EXERCISE TASK
Only a number is wanted here: the number of lines of the data that include "this".

====== MATERIAL SHOWN

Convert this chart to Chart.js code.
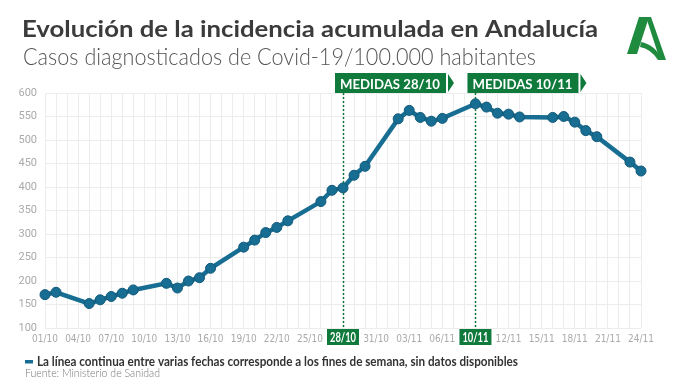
<!DOCTYPE html>
<html>
<head>
<meta charset="utf-8">
<script src="https://cdn.jsdelivr.net/npm/chart.js@4.4.0/dist/chart.umd.min.js"></script>
<style>
    html, body { margin: 0; padding: 0; background: #fff; }
    #wrap { position: relative; width: 680px; height: 381px; }
</style>
</head>
<body>
<div id="wrap"><canvas id="chart" width="680" height="381"></canvas></div>
<script>
// Daily categories, 01/10 to 24/11
const dates = [
    '01/10', '02/10', '03/10', '04/10', '05/10', '06/10', '07/10', '08/10', '09/10', '10/10',
    '11/10', '12/10', '13/10', '14/10', '15/10', '16/10', '17/10', '18/10', '19/10', '20/10',
    '21/10', '22/10', '23/10', '24/10', '25/10', '26/10', '27/10', '28/10', '29/10', '30/10',
    '31/10', '01/11', '02/11', '03/11', '04/11', '05/11', '06/11', '07/11', '08/11', '09/11',
    '10/11', '11/11', '12/11', '13/11', '14/11', '15/11', '16/11', '17/11', '18/11', '19/11',
    '20/11', '21/11', '22/11', '23/11', '24/11'
];

// Incidencia acumulada (null = fin de semana, sin datos)
const incidence = [
    171, 176, null, null, 152, 160, 167, 174, 181, null,
    null, 195, 185, 200, 207, 227, null, null, 272, 287,
    303, 314, 328, null, null, 369, 393, 398, 425, 444,
    null, null, 545, 563, 548, 540, 546, null, null, 577,
    570, 557, 555, 549, null, null, 548, 550, 538, 520,
    507, null, null, 453, 434
];

const yTicks = [100, 150, 200, 250, 300, 350, 400, 450, 500, 550, 600];

// Measures: category where the marker sits, flag text, highlighted tick text
const measureDates = ['28/10', '09/11'];
const measureFlags = ['MEDIDAS 28/10', 'MEDIDAS 10/11'];
const measureTicks = ['28/10', '10/11'];

const lineColor = '#176d92';
const green = '#0f7a3c';

function fitText(ctx, text, x, y, width, font, color) {
    ctx.save();
    ctx.font = font;
    ctx.fillStyle = color;
    ctx.textBaseline = 'alphabetic';
    ctx.textAlign = 'left';
    const w = ctx.measureText(text).width;
    ctx.translate(x, y);
    ctx.scale(width / w, 1);
    ctx.fillText(text, 0, 0);
    ctx.restore();
}

const decor = {
    id: 'decor',
    beforeDraw(chart) {
        const ctx = chart.ctx;
        ctx.save();
        ctx.fillStyle = '#fff';
        ctx.fillRect(0, 0, chart.width, chart.height);

        fitText(ctx, 'Evolución de la incidencia acumulada en Andalucía', 22, 37, 576,
            'bold 23px Lato, "Open Sans", sans-serif', '#3b3b3b');
        fitText(ctx, 'Casos diagnosticados de Covid-19/100.000 habitantes', 23, 65, 513,
            '300 23px Lato, "Open Sans", sans-serif', '#555');

        // logo
        ctx.fillStyle = '#1f8b3f';
        ctx.beginPath();
        ctx.moveTo(639, 17); ctx.lineTo(649, 17); ctx.lineTo(637, 54); ctx.lineTo(627, 54);
        ctx.closePath(); ctx.fill();
        ctx.beginPath();
        ctx.moveTo(646, 17); ctx.lineTo(651, 17); ctx.lineTo(666, 60); ctx.lineTo(660, 60);
        ctx.closePath(); ctx.fill();
        ctx.beginPath();
        ctx.moveTo(641, 42); ctx.quadraticCurveTo(654, 44, 663, 60); ctx.lineTo(658, 60);
        ctx.quadraticCurveTo(651, 49, 640, 47);
        ctx.closePath(); ctx.fill();

        // footer
        ctx.fillStyle = lineColor;
        ctx.fillRect(25, 360, 8, 3.5);
        fitText(ctx, 'La línea continua entre varias fechas corresponde a los fines de semana, sin datos disponibles',
            37, 366, 481, 'bold 13px Lato, "Open Sans", sans-serif', '#333');
        fitText(ctx, 'Fuente: Ministerio de Sanidad', 25, 377, 135,
            '300 12px Lato, "Open Sans", sans-serif', '#777');
        ctx.restore();
    },
    beforeDatasetsDraw(chart) {
        const ctx = chart.ctx;
        const x = chart.scales.x;
        ctx.save();
        ctx.strokeStyle = green;
        ctx.lineWidth = 1.5;
        ctx.setLineDash([2, 2]);
        measureDates.forEach(d => {
            const px = Math.round(x.getPixelForValue(dates.indexOf(d))) + 0.5;
            ctx.beginPath();
            ctx.moveTo(px, 93);
            ctx.lineTo(px, 330);
            ctx.stroke();
        });
        ctx.restore();
    },
    afterDraw(chart) {
        const ctx = chart.ctx;
        const x = chart.scales.x;
        ctx.save();
        measureDates.forEach((d, i) => {
            const px = x.getPixelForValue(dates.indexOf(d));
            // flag
            const left = px - 8;
            ctx.fillStyle = green;
            ctx.fillRect(left, 73, 111, 20);
            ctx.beginPath();
            ctx.moveTo(left + 113, 74);
            ctx.lineTo(left + 119, 83);
            ctx.lineTo(left + 113, 92);
            ctx.closePath();
            ctx.fill();
            fitText(ctx, measureFlags[i], left + 5, 88.5, 100, 'bold 14px Lato, "Open Sans", sans-serif', '#fff');
            // highlighted tick
            ctx.fillStyle = green;
            ctx.fillRect(px - 16, 329, 32, 16);
            fitText(ctx, measureTicks[i], px - 13, 342, 26, 'bold 13px Lato, "Open Sans", sans-serif', '#fff');
        });
        ctx.restore();
    }
};

new Chart(document.getElementById('chart'), {
    type: 'line',
    data: {
        labels: dates,
        datasets: [{
            data: incidence,
            borderColor: lineColor,
            backgroundColor: lineColor,
            borderWidth: 4.5,
            pointRadius: 5,
            pointBackgroundColor: lineColor,
            pointBorderColor: '#125a7a',
            pointBorderWidth: 1,
            spanGaps: true,
            tension: 0
        }]
    },
    options: {
        responsive: false,
        animation: false,
        layout: { padding: { left: 0, right: 39, top: 93, bottom: 33 } },
        plugins: { legend: { display: false }, tooltip: { enabled: false } },
        scales: {
            x: {
                offset: false,
                afterFit: s => { s.height = 20; },
                grid: { color: '#ececec', drawTicks: false },
                border: { display: false },
                ticks: {
                    autoSkip: false,
                    maxRotation: 0,
                    padding: 5,
                    color: '#aaa',
                    font: { family: '"Liberation Sans Narrow", "DejaVu Sans Condensed", Roboto, sans-serif', size: 10 },
                    callback: (v, i) => (i % 3 === 0 && !measureDates.includes(dates[i])) ? dates[i] : ''
                }
            },
            y: {
                min: yTicks[0],
                max: yTicks[yTicks.length - 1],
                afterFit: s => { s.width = 45; },
                afterBuildTicks: s => { s.ticks = yTicks.map(v => ({ value: v })); },
                grid: { color: '#ececec', drawTicks: false },
                border: { display: false },
                ticks: {
                    padding: 8,
                    color: '#aaa',
                    font: { family: 'Roboto, sans-serif', size: 11 }
                }
            }
        }
    },
    plugins: [decor]
});
</script>
</body>
</html>
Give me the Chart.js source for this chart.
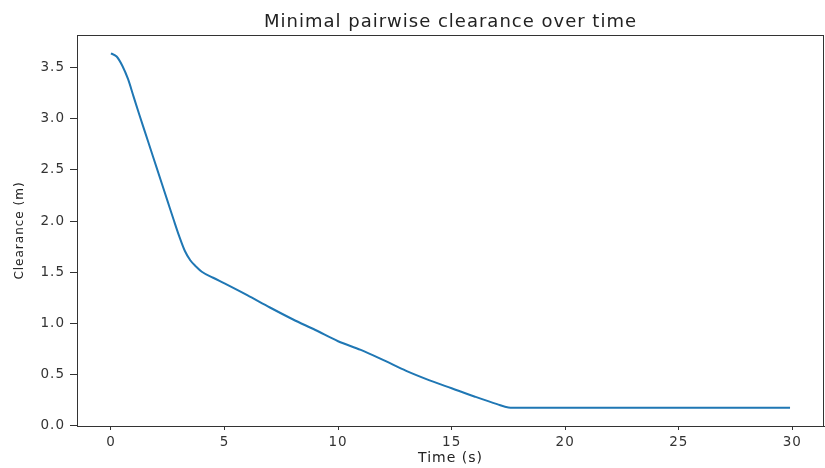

============

RESULT
2